You can look for ways to improve your content, make it clearer that you’re a real person and generally make your email newsletter more effective.
Review any emails that caused you problems. See if you can see a difference between those emails and the ones that went before. There can be a few flukes — not every spam report is really meant as such — but look for opportunities to improve, just the same. Even if it turns out to be nothing more than a glitch, the drive to improve your newsletter will never go amiss. You can look for ways to improve your content, make it clearer that you're a real person and generally make your email newsletter more effective. Even little tweaks can have a big impact.
Most email service providers will give you at least a basic analytics dashboard where you can clearly see how many people have signed up for your newsletter, as well as unsubscribed from it and marked it as spam. You don't need to check that dashboard every day, but you need to be looking at it on a very regular basis.
Treat Your Readers as You Would Like to Be Treated
At the end of the day, spam is something that the recipient didn't want. We all get emails that we don't want on a regular basis. So why send something that you know that the recipients aren't going to want? It's tempting to do so, just so that you can get the word out about your freelance services. Sometimes we think that if we can just tell people enough times about what we do, it will sink in.
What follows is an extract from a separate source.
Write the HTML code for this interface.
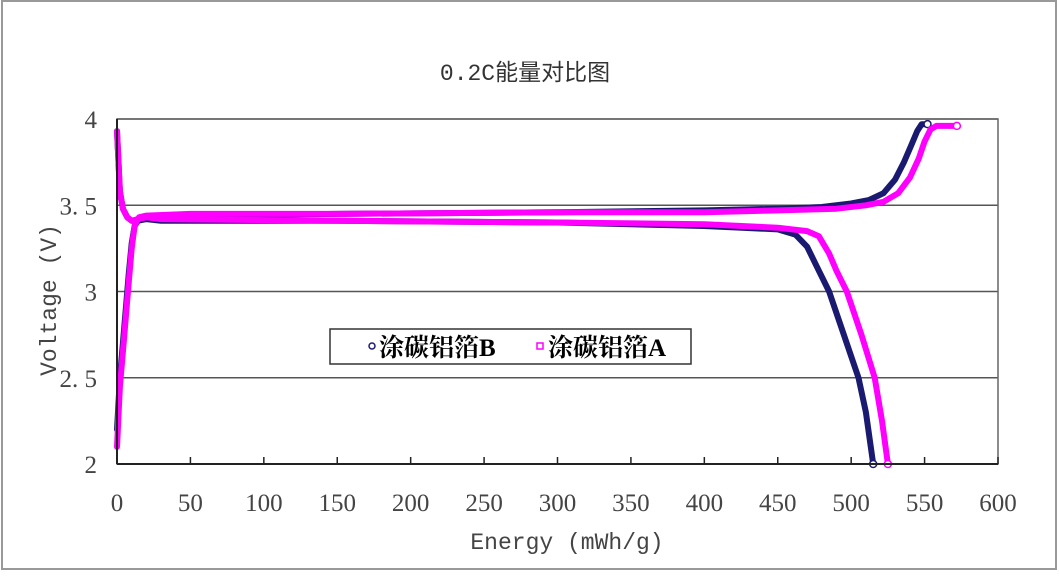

The reality, though, is that it's more likely to irk a reader than win them over. The best approach to creating an email newsletter is to come up with something that your readers will actually look forward to and then let them decide if they want to subscribe. It's incredibly hard work, but it's the only way to really avoid ever being reported as a spammer.
Write the sort of emails you would be excited to receive. It takes a bit of a mental shift, but the hard work is worth it: you'll be able to build a real relationship with your readers, who will want to work with you as a result.